The Princeton Junction Volunteer Fire Department is now equipped to deal with water-based emergencies.
The company has trained 11 of its members as swift water technicians and purchased necessary equipment—all at no cost to the township.
The department, which was formed in 1926 and has been providing fire and rescue services to the West Windsor area since, found this upgrade necessary based on recent weather patterns on both a local and national scale.
“A couple of years ago, we started seeing more calls for water rescue or getting flooding events in the township,” said Brian Doel, assistant chief, who has worked with the department for the past 12 years.
He said that hurricanes Irene, Sandy and a number of other summer storms came through and caused a lot of local and regionalized flooding.
“When the township floods, West Windsor almost becomes an island,” he said. “Since the roads are blocked, we can’t get help from outside agencies either,” Doel said.
In addition research has shown a trend in weather is causing more water-related emergencies,” he said.
“We have a member in our department who shared with us the updated flood maps for West Windsor and the generalized change in weather patterns,” said Doel. “The federal projection is that we should expect to see more rain and more flooding events.”
Doel said department members realized that they should take some action to improve their capabilities in these scenarios. They then decided to incorporate swift water rescue, a subset of technical rescue dealing in whitewater river conditions.
The department already had a few firefighters who were trained in this form of rescue, however they decided to train more volunteers so that they are ready to act efficiently in emergency scenarios.
“We’re seeing more people being trained in this area because of the change in the need for resources. Furthermore, because volunteers come and go, we have to keep training and keep improving,” Doel said.
The original cost for all the equipment, including a boat, trailer, floatation devices and personal protective equipment was around $30,000. However, the department made a connection with a fire department in Pennsylvania that was downscaling their swift water work, so they were able to buy all the necessary equipment for around $13,000.
These funds came from the department’s organizational fundraising. “We have a fixed budget from the township, so we do funding drives.
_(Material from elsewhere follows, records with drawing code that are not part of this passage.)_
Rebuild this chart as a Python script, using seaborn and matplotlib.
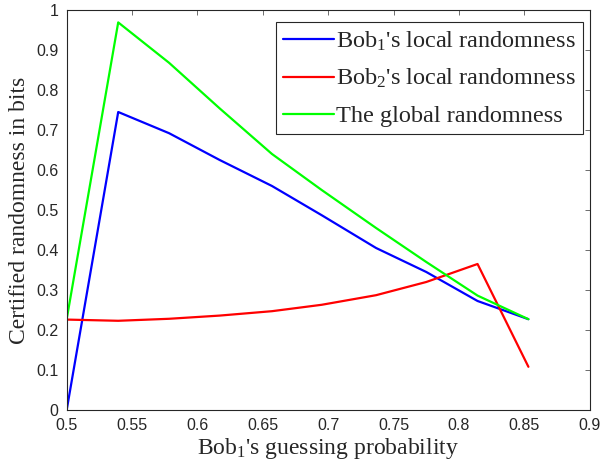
import numpy as np
import pandas as pd
import matplotlib
matplotlib.use("Agg")
import matplotlib.pyplot as plt
import seaborn as sns

# guessing probability of Bob1 (x) and certified randomness (y)
guess_prob = [0.5, 0.5394, 0.5783, 0.617, 0.657, 0.695, 0.7366, 0.775, 0.8142, 0.8531]
bob1_local = [0.0, 0.745, 0.692, 0.625, 0.560, 0.487, 0.405, 0.345, 0.2725, 0.227]
bob2_local = [0.226, 0.223, 0.228, 0.236, 0.247, 0.263, 0.287, 0.320, 0.365, 0.108]
global_rand = [0.227, 0.969, 0.868, 0.754, 0.640, 0.550, 0.455, 0.370, 0.286, 0.227]

labels = ["Bob$_1$'s local randomness", "Bob$_2$'s local randomness", "The global randomness"]
colors = ["#0000ff", "#ff0000", "#00ff00"]

df = pd.DataFrame({
    "x": guess_prob * 3,
    "y": bob1_local + bob2_local + global_rand,
    "series": np.repeat(labels, len(guess_prob)),
})

sns.set_style("white")
plt.rcParams["mathtext.fontset"] = "custom"
plt.rcParams["mathtext.rm"] = "Liberation Serif"
plt.rcParams["mathtext.it"] = "Liberation Serif"

fig = plt.figure(figsize=(6.03, 4.72), dpi=100)
ax = fig.add_axes([0.1106, 0.1314, 0.8674, 0.8474])

sns.lineplot(data=df, x="x", y="y", hue="series", palette=colors,
             linewidth=1.6, ax=ax, sort=False, estimator=None)

ax.set_xlim(0.5, 0.9)
ax.set_ylim(0, 1)
ax.set_xticks(np.arange(0.5, 0.901, 0.05))
ax.set_yticks(np.arange(0, 1.001, 0.1))
ax.set_xticklabels(["0.5", "0.55", "0.6", "0.65", "0.7", "0.75", "0.8", "0.85", "0.9"])
ax.set_yticklabels(["0", "0.1", "0.2", "0.3", "0.4", "0.5", "0.6", "0.7", "0.8", "0.9", "1"])
ax.tick_params(direction="in", length=3.5, width=0.6, color="#555555",
               top=True, right=True, labelsize=11.5, labelcolor="#262626")
ax.tick_params(axis="x", pad=6)
ax.tick_params(axis="y", pad=6)
for lab in ax.get_xticklabels() + ax.get_yticklabels():
    lab.set_family("Liberation Sans")
for sp in ax.spines.values():
    sp.set_color("#262626")
    sp.set_linewidth(0.8)

ax.set_xlabel("Bob$_1$'s guessing probability", family="Liberation Serif", fontsize=17, labelpad=2)
ax.set_ylabel("Certified randomness in bits", family="Liberation Serif", fontsize=17, labelpad=4)

leg = ax.legend(loc="upper right", bbox_to_anchor=(0.988, 0.97), fancybox=False,
                edgecolor="#262626", framealpha=1, borderpad=0.3, handlelength=2.1,
                handletextpad=0.1, labelspacing=0.6, borderaxespad=0,
                prop={"family": "Liberation Serif", "size": 17.5})
leg.get_frame().set_linewidth(0.8)

fig.savefig("out.png", dpi=100)
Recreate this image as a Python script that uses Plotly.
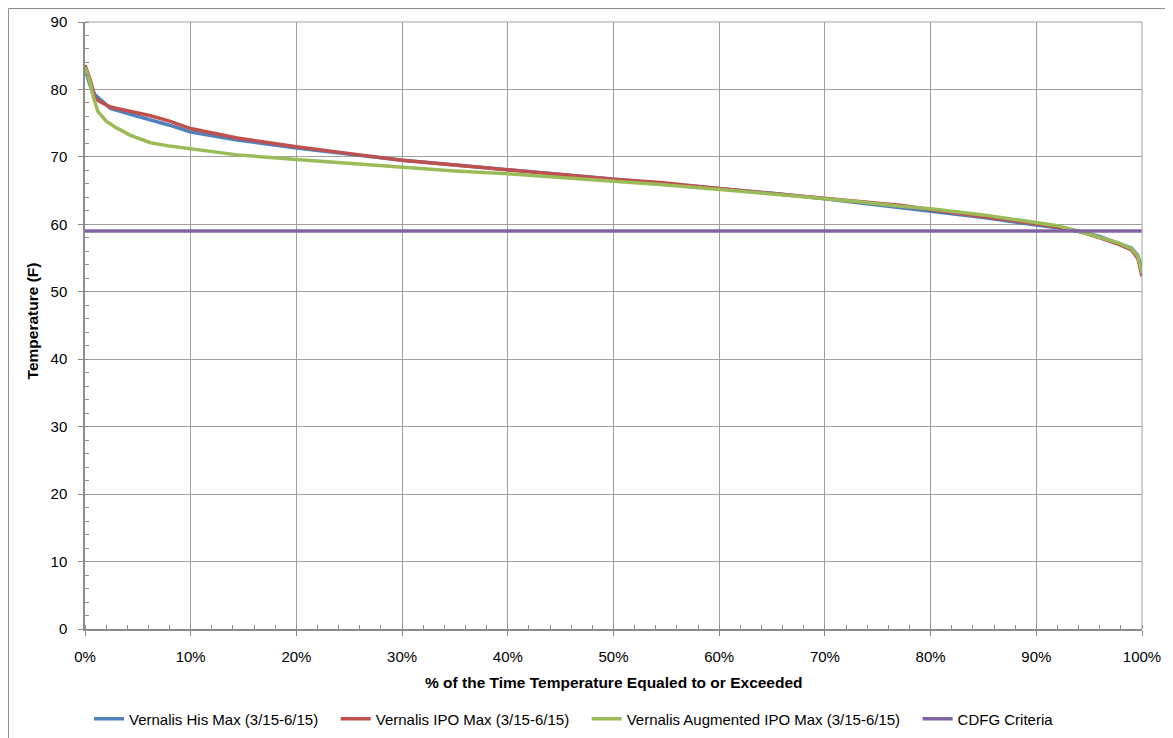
import plotly.graph_objects as go

# ---- data ----
his_x = [0, 0.5, 0.95, 2.4, 4.3, 6.2, 8, 10, 14.4, 20, 27, 30, 35, 40, 45, 50, 55, 60, 65, 70, 77.3, 80, 85, 90, 92, 94.2, 96, 97.7, 99, 99.6, 100]
his_y = [83.1, 80.5, 79.2, 77.2, 76.3, 75.5, 74.7, 73.7, 72.5, 71.3, 70.0, 69.5, 68.8, 68.1, 67.5, 66.8, 66.0, 65.3, 64.6, 63.8, 62.4, 62.0, 61.0, 59.9, 59.5, 58.9, 58.2, 57.2, 56.5, 55.4, 53.5]

ipo_x = [0, 0.5, 0.95, 1.4, 2.4, 4.3, 6.2, 8, 10, 14.4, 20, 26, 30, 35, 40, 45, 50, 54.4, 60, 65, 70, 77.3, 80, 85, 90, 92, 94.2, 96, 97.7, 99, 99.6, 100]
ipo_y = [83.6, 81.4, 78.7, 78.2, 77.4, 76.7, 76.1, 75.3, 74.2, 72.8, 71.5, 70.3, 69.5, 68.8, 68.05, 67.4, 66.7, 66.2, 65.3, 64.6, 63.9, 62.8, 62.2, 61.2, 60.1, 59.6, 58.9, 58.0, 57.1, 56.2, 55.0, 52.3]

aug_x = [0, 0.4, 0.8, 1.2, 2, 3, 4.3, 6.2, 8, 10, 14.4, 20, 27, 30, 35, 40, 45, 50, 54.4, 60, 65, 70, 73, 77, 80, 85, 90, 92, 94.2, 96, 97.7, 99, 99.6, 100]
aug_y = [83.3, 81.5, 78.8, 76.8, 75.3, 74.3, 73.2, 72.1, 71.6, 71.2, 70.3, 69.6, 68.8, 68.4, 67.9, 67.5, 67.0, 66.4, 65.9, 65.2, 64.5, 63.8, 63.4, 62.7, 62.3, 61.4, 60.3, 59.8, 58.9, 58.1, 57.3, 56.4, 55.3, 52.8]

criteria_x = [0, 100]
criteria_y = [59, 59]

names = ["Vernalis His Max (3/15-6/15)", "Vernalis IPO Max (3/15-6/15)",
         "Vernalis Augmented IPO Max (3/15-6/15)", "CDFG Criteria"]
colors = ["#4F81BD", "#C0504D", "#9BBB59", "#8064A2"]

x_ticks = list(range(0, 101, 10))
x_tick_labels = [f"{v}%" for v in x_ticks]
y_ticks = list(range(0, 91, 10))

pad = "\u00a0\u00a0\u00a0"
fig = go.Figure()
for i, (xs, ys, nm, c) in enumerate([(his_x, his_y, names[0], colors[0]),
                                     (ipo_x, ipo_y, names[1], colors[1]),
                                     (aug_x, aug_y, names[2], colors[2]),
                                     (criteria_x, criteria_y, names[3], colors[3])]):
    fig.add_trace(go.Scatter(x=xs, y=ys, mode="lines", name=nm + (pad if i < 3 else ""),
                             line=dict(color=c, width=3.5)))

font = "Liberation Sans, Arial, sans-serif"
grid = "#A0A0A0"
axis_common = dict(showgrid=True, gridcolor=grid, gridwidth=1,
                   showline=True, linecolor="#8C8C8C", linewidth=1.5,
                   ticks="outside", ticklen=5, tickcolor="#8C8C8C",
                   tickfont=dict(family=font, size=15, color="#000"),
                   zeroline=False, automargin=False)

fig.update_xaxes(range=[0, 100], tickmode="array", tickvals=x_ticks, ticktext=x_tick_labels,
                 ticklabelstandoff=8,
                 minor=dict(dtick=2, ticks="inside", ticklen=4, tickcolor="#8C8C8C", showgrid=False),
                 **axis_common)
fig.update_yaxes(range=[0, 90], tickmode="array", tickvals=y_ticks,
                 ticklabelstandoff=8,
                 minor=dict(dtick=2, ticks="inside", ticklen=4, tickcolor="#8C8C8C", showgrid=False),
                 **axis_common)

fig.update_layout(
    width=1165, height=730,
    margin=dict(l=77, r=31, t=14, b=109, autoexpand=False),
    paper_bgcolor="white", plot_bgcolor="white",
    font=dict(family=font, size=15, color="#000"),
    showlegend=True,
    legend=dict(orientation="h", xref="paper", x=0.4626, xanchor="center",
                yref="container", y=0.026, yanchor="middle",
                font=dict(family=font, size=15, color="#000"), itemwidth=30,
                tracegroupgap=0),
    annotations=[
        dict(text="<b>% of the Time Temperature Equaled to or Exceeded</b>",
             xref="paper", yref="paper", x=0.5, y=-0.088, xanchor="center", yanchor="middle",
             showarrow=False, font=dict(family=font, size=15.5, color="#000")),
        dict(text="<b>Temperature (F)</b>", textangle=-90,
             xref="paper", yref="paper", x=-0.05, y=0.507, xanchor="center", yanchor="middle",
             showarrow=False, font=dict(family=font, size=15.5, color="#000")),
    ],
    shapes=[
        dict(type="rect", xref="paper", yref="paper", x0=-0.0724, x1=1.2, y0=-0.3, y1=1.0222,
             line=dict(color="#8C8C8C", width=1), fillcolor="rgba(0,0,0,0)", layer="below"),
        dict(type="line", xref="paper", yref="paper", x0=0, x1=1, y0=1, y1=1,
             line=dict(color=grid, width=1)),
        dict(type="line", xref="paper", yref="paper", x0=1, x1=1, y0=0, y1=1,
             line=dict(color=grid, width=1)),
    ],
)

fig.write_html("out.html")
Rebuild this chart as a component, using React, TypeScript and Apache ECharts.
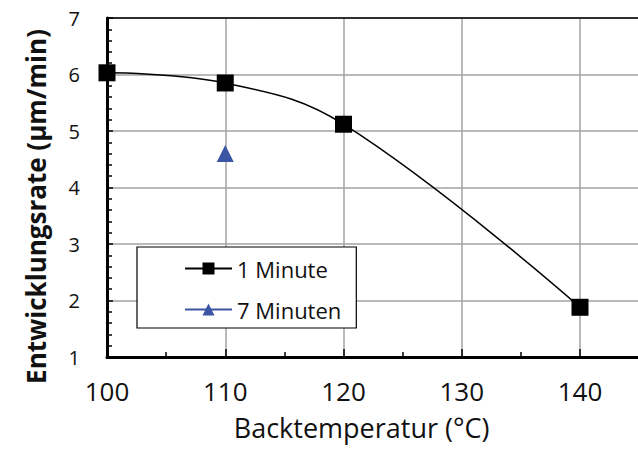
import React, { useEffect, useRef } from "react";
import * as echarts from "echarts";

const temps1 = [100, 110, 120, 140];
const rate1 = [6.03, 5.85, 5.12, 1.88];
const temps7 = [110];
const rate7 = [4.6];
const seriesNames = ["1 Minute", "7 Minuten"];
const xTitle = "Backtemperatur (°C)";
const yTitle = "Entwicklungsrate (µm/min)";

const FONT = "'Open Sans', sans-serif";

export default function App() {
  const ref = useRef<HTMLDivElement>(null);
  useEffect(() => {
    if (!ref.current) return;
    const chart = echarts.init(ref.current, undefined, { renderer: "svg" });
    const d1 = temps1.map((t, i) => [t, rate1[i]]);
    const d7 = temps7.map((t, i) => [t, rate7[i]]);
    chart.setOption({
      animation: false,
      backgroundColor: "#ffffff",
      textStyle: { fontFamily: FONT },
      grid: { left: 107, top: 18, width: 591.25, height: 339, containLabel: false, outerBoundsMode: "none" },
      xAxis: [
        {
          type: "value",
          min: 100,
          max: 150,
          interval: 10,
          name: xTitle,
          nameLocation: "middle",
          nameGap: 57,
          nameTextStyle: { fontFamily: FONT, fontSize: 27, color: "#111", padding: [0, 82, 0, 0] },
          nameMoveOverlap: false,
          axisLine: { show: true, onZero: false, lineStyle: { color: "#000", width: 3 } },
          axisTick: { show: true, inside: true, length: 8, lineStyle: { color: "#000", width: 1.5 } },
          minorTick: { show: true, splitNumber: 2, length: 5, lineStyle: { color: "#000", width: 1.5 } },
          axisLabel: { fontFamily: FONT, fontSize: 26, color: "#111", margin: 21, showMaxLabel: false },
          splitLine: { show: true, lineStyle: { color: "#a3a3a3", width: 1.5 } },
        },
        {
          type: "value",
          position: "top",
          min: 100,
          max: 150,
          axisLine: { show: true, onZero: false, lineStyle: { color: "#000", width: 1.5 } },
          axisTick: { show: false },
          axisLabel: { show: false },
          splitLine: { show: false },
        },
      ],
      yAxis: {
        type: "value",
        min: 1,
        max: 7,
        interval: 1,
        name: yTitle,
        nameLocation: "middle",
        nameGap: 58,
        nameTextStyle: { fontFamily: FONT, fontSize: 26, fontWeight: "bold", color: "#111", padding: [0, 38, 0, 0] },
        axisLine: { show: true, onZero: false, lineStyle: { color: "#000", width: 3 } },
        axisTick: { show: true, inside: true, length: 6, lineStyle: { color: "#000", width: 1.5 } },
        minorTick: { show: true, splitNumber: 5, length: 5, lineStyle: { color: "#000", width: 1.5 } },
        axisLabel: { fontFamily: FONT, fontSize: 20, color: "#111", margin: 27 },
        splitLine: { show: true, lineStyle: { color: "#a3a3a3", width: 1.5 } },
      },
      legend: {
        show: true,
        orient: "vertical",
        left: 137,
        top: 247,
        padding: [10, 15, 7, 47],
        itemWidth: 47,
        itemHeight: 15,
        itemGap: 18,
        backgroundColor: "#ffffff",
        borderColor: "#000",
        borderWidth: 1.2,
        borderRadius: 0,
        textStyle: { fontFamily: FONT, fontSize: 22, color: "#111", lineHeight: 23 },
        data: seriesNames,
      },
      series: [
        {
          name: seriesNames[0],
          type: "line",
          data: d1,
          smooth: 0.4,
          symbol: "rect",
          symbolSize: 17,
          itemStyle: { color: "#000" },
          lineStyle: { color: "#000", width: 1.5 },
          clip: false,
          z: 5,
        },
        {
          name: seriesNames[1],
          type: "line",
          data: d7,
          symbol: "triangle",
          symbolSize: 17,
          itemStyle: { color: "#3b54a3" },
          lineStyle: { color: "#3b54a3", width: 1.5 },
          clip: false,
          z: 5,
        },
      ],
    });
    return () => chart.dispose();
  }, []);
  return (
    <div style={{ position: "fixed", left: 0, top: 0, width: 638, height: 450, overflow: "hidden", background: "#fff" }}>
      <div ref={ref} style={{ width: 720, height: 450, background: "#fff" }} />
    </div>
  );
}
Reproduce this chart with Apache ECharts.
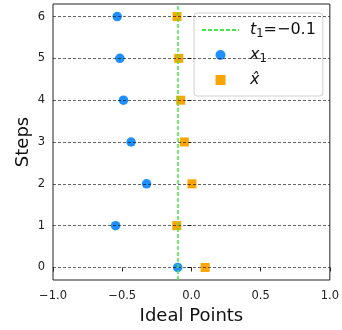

We’re trying to increase our ability to provide service to the township,” Doel said.
The training itself was conducted for $4,000 by Milltown-based ERT Consultants LLC, which offers programs to emergency response professionals. “It’s an accredited training, and most of them are also members of the New Jersey Task Force, so they’re highly acclaimed experts in the area, and very well respected,” Doel said.
Members trained as swift water technicians are David Terzian, Brian Doel, Mike Yeh, Greg Griffis, Brian Foley, Susan Musa, Mike O’Malley, Jonathan Frank, Mark Nicholas Sitek, Edwin Arevalo and Anatoly Brunkovsky.
There are three levels of swift water training: awareness, operations (those that can participate in the rescue but onshore) and technician. Trainign took place with the firm earlier this spring to, initially in Delaware.
“The first few days was a classroom training, where they went over the components of the equipment and stages of rescue, along with concepts like water dynamics,” Doel said. “They really explain the theory behind how water rescue works,and the techniques they will need to employ.”
After that, they conducted practice sessions at the WaterWorks pool in West Windsor Community Park, where they went over the escalating steps of rescue.
“First, you want to see if you can reach the person. If not, then you should use a branch or stick, or you might want to throw something like a rope. Eventually, you will need to either use a boat or swim to them,” Doel said.
In the final stage, the department volunteers go with a class of instructors to a river, where they learn to enter the water safely, how to throw a rope and practice, how to launch and rescue boat.
Finally, they learn to overcome a strainer—obstructions in waterways that block objects, but not water.
The process of beginning and undergoing training was difficult for the department in many ways.
“Because it’s a volunteer department, people have day jobs or other commitments outside of this,” Doel said. “For training, people had to take even more time aside to make sure that they could do this, because it was a large commitment.”
He also pointed out that training could be extremely intense at times.
“This was very different from swimming in a pool for recreation,” he said. “People really needed to be physically ready in order to do this.”
Despite the difficulties, Doel praised the volunteers for overcoming and staying committed. “We’re very lucky to have a group of individuals that are willing to their time and energy into doing this training.”
The fire department will continue water rescue trainings with partner companies, such as drills with the Plainsboro Fire Company on the Scudders Mill Pond. They will also continue looking for ways to expand their capabilities, such as by adding communication headsets to their trucks.
Doel emphasized that he believes the team be a boon to the township. “The township has a group of skilled, dedicated volunteers here to support them when we have unforeseen weather events, so our residents can be assured that they have an immediate resources available in the town to support them,” he said.